The Ministry of Industry, Trade and Co-operatives have warned savings and credit cooperative societies (SACCOs) against the classification of members.
Commissioner for Cooperative Development Mary Mungai said the ongoing classification of members distorts the seven principles of co-operatives. “We have been discouraging the grouping of members in the Saccos as it violates the principles of the co-operativeS stipulated in Section 4 of the Co-operative Act Cap 490.
Based on the principles all members are equal and are entitled to equal rights,” she said. State Department of Co-operatives yesterday confirmed that several Saccos in the country have amended their by-laws to enable them to classify members.
This attempt to classify members could have prompted the drafting of the new proposals to amend the co-operative laws contained in the controversial Statute Law (Miscellaneous Amendments) (No.2) Bill. The Bill will go for third reading in Parliament today.
“A good number of the credit unions have revised their by-laws thus being able to categorise members. Some Saccos already have class A and B, with class B being new members who originally were not affiliated to a particular Sacco,” the department says.

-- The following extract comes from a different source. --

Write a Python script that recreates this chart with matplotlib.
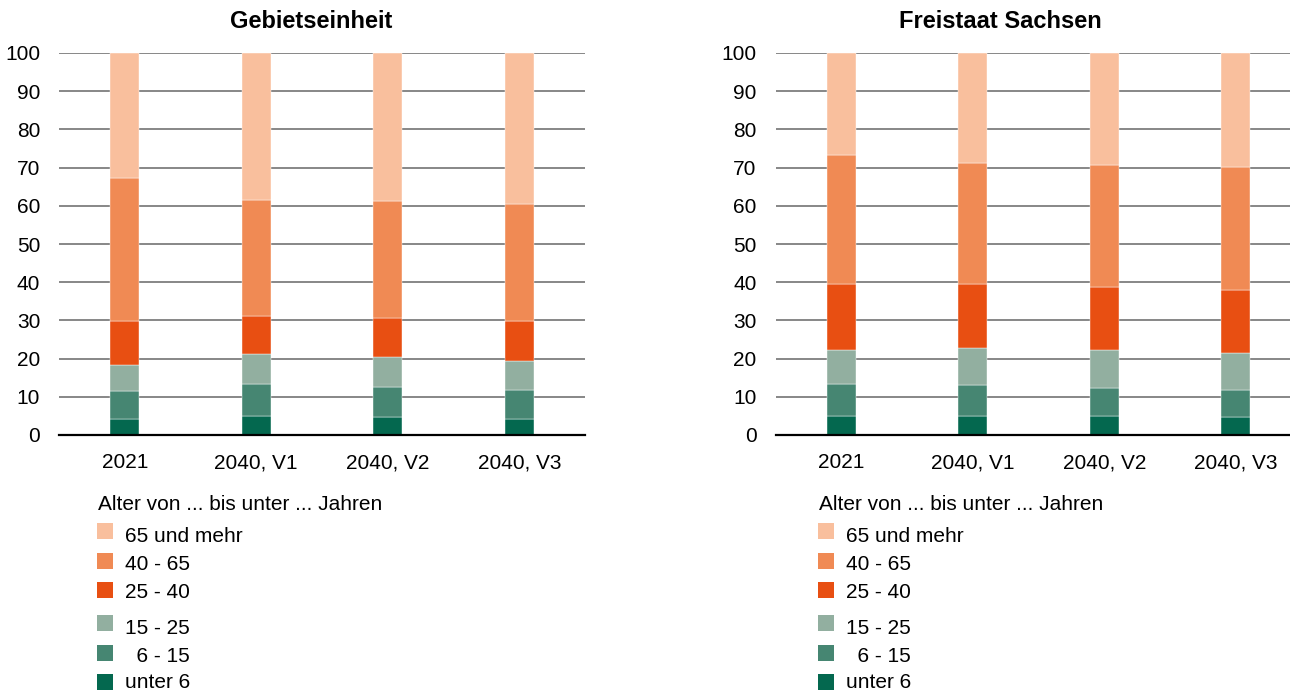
"""
Altersstruktur: Gebietseinheit vs. Freistaat Sachsen (gestapelte Säulen, Prozent)
"""
import matplotlib.pyplot as plt
from matplotlib import rcParams
from matplotlib.patches import Rectangle

rcParams['font.family'] = ['Liberation Sans', 'DejaVu Sans']

# Daten
jahre = ['2021', '2040, V1', '2040, V2', '2040, V3']
gruppen = ['unter 6', '  6 - 15', '15 - 25', '25 - 40', '40 - 65', '65 und mehr']
farben = ['#04684F', '#468672', '#92AFA0', '#E84F12', '#F08A54', '#F9BF9D']

# Gebietseinheit, Anteil in % je Altersgruppe (von unten nach oben)
gebiet_unter6 = [4.3, 4.9, 4.6, 4.3]
gebiet_6_15 = [7.3, 8.4, 8.0, 7.5]
gebiet_15_25 = [6.8, 7.8, 7.7, 7.7]
gebiet_25_40 = [11.4, 10.1, 10.2, 10.3]
gebiet_40_65 = [37.4, 30.4, 30.7, 30.8]
gebiet_65plus = [32.8, 38.4, 38.8, 39.4]

# Freistaat Sachsen
sachsen_unter6 = [5.1, 5.1, 4.9, 4.6]
sachsen_6_15 = [8.3, 7.9, 7.4, 7.1]
sachsen_15_25 = [8.8, 9.9, 9.9, 9.8]
sachsen_25_40 = [17.2, 16.5, 16.5, 16.5]
sachsen_40_65 = [33.8, 31.9, 32.1, 32.2]
sachsen_65plus = [26.8, 28.7, 29.2, 29.8]

y_ticks = list(range(0, 101, 10))

W, H = 1290, 694
FS = 15


def draw_panel(ax, serien):
    """
    eine gestapelte Säulengrafik zeichnen
    """
    x = range(len(jahre))
    bottom = [0] * len(jahre)
    for werte, farbe in zip(serien, farben):
        ax.bar(x, werte, 0.224, bottom=bottom, color=farbe,
               edgecolor='white', linewidth=0.3, zorder=3)
        bottom = [b + w for b, w in zip(bottom, werte)]

    ax.set_xlim(-0.5, len(jahre) - 0.5)
    ax.set_ylim(0, 100)
    ax.set_yticks(y_ticks)
    ax.set_xticks(list(x))
    ax.set_xticklabels(jahre)
    ax.tick_params(axis='both', length=0, labelsize=FS)
    ax.tick_params(axis='y', pad=13.5)
    ax.tick_params(axis='x', pad=13)
    ax.grid(True, axis='y', color='#878787', linewidth=1.4, zorder=1)
    for s in ['top', 'right', 'left']:
        ax.spines[s].set_visible(False)
    ax.spines['bottom'].set_color('black')
    ax.spines['bottom'].set_linewidth(1.6)
    ax.spines['bottom'].set_zorder(4)


def draw_legend(fig, x0):
    """
    Legende manuell (ungleiche Zeilenabstände wie im Original)
    """
    fig.text(x0 / W, 1 - 504 / H, 'Alter von ... bis unter ... Jahren',
             fontsize=FS, va='center', ha='left')
    kaesten = [531, 561, 590, 623, 653, 682]  # Pixel-y der Kästchen
    texte = [536, 565, 593, 628, 656, 683]    # Pixel-y der Beschriftung
    for name, farbe, yk, yt in zip(gruppen[::-1], farben[::-1], kaesten, texte):
        fig.add_artist(Rectangle(((x0 - 1) / W, 1 - (yk + 8) / H), 16 / W, 16 / H,
                                 transform=fig.transFigure, color=farbe, lw=0))
        fig.text((x0 + 27) / W, 1 - yt / H, name,
                 fontsize=FS, va='center', ha='left')


fig = plt.figure(figsize=(W / 100, H / 100), dpi=100)

ax1 = fig.add_axes([59 / W, 1 - 435 / H, 526 / W, 382 / H])
ax2 = fig.add_axes([775.5 / W, 1 - 435 / H, 526 / W, 382 / H])

draw_panel(ax1, [gebiet_unter6, gebiet_6_15, gebiet_15_25,
                 gebiet_25_40, gebiet_40_65, gebiet_65plus])
draw_panel(ax2, [sachsen_unter6, sachsen_6_15, sachsen_15_25,
                 sachsen_25_40, sachsen_40_65, sachsen_65plus])

fig.text(311 / W, 1 - 22 / H, 'Gebietseinheit', fontsize=17,
         fontweight='bold', ha='center', va='center')
fig.text(1000 / W, 1 - 22 / H, 'Freistaat Sachsen', fontsize=17,
         fontweight='bold', ha='center', va='center')

draw_legend(fig, 98)
draw_legend(fig, 819)

plt.savefig('out.png', dpi=100)
plt.close()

Mungai said the department’s advice is for Saccos to stop the classification and instead subject all members to equal treatment. Experts in the sector say the classification created a leeway for people behind the drafting of the amendments in the Miscellaneous Bill.
“You are likely to find a Sacco with 50,000 core members who are classified as Class A and 150,000 members as class B. The class B is liquid than the core members,” she added.
Kenya Union of Savings and Credit Co-operatives Ltd (KUSCCO) Managing director George Ototo conceded that Saccos as part of expanding their outreach has been registering members from other sectors but under the Open Common Bond (OCB) initiative.
The Saccos’ management in the last decade amended their by-laws to introduce a new initiative – an open common bond that allows members from diverse economic sectors to join the membership.
Before the introduction of OCB, Saccos had members only drawn from specific sectors of the economy, for example, tea, coffee, finance, education, health and agriculture. But the trend changed after the introduction of open common bond a few years ago.
Co-operative leaders’ fears that passing of the Bill in its current form is likely to make Sacco’s avenues for economic crimes such as terrorism and piracy. The new changes, which are facing stiff opposition, include the introduction of a new class of super members – Social Impact Members – who will be exempted from payment in respect of membership of the society.
Other changes include the creation of a special fund, investment committee, special fund trustee and special fund investment policy.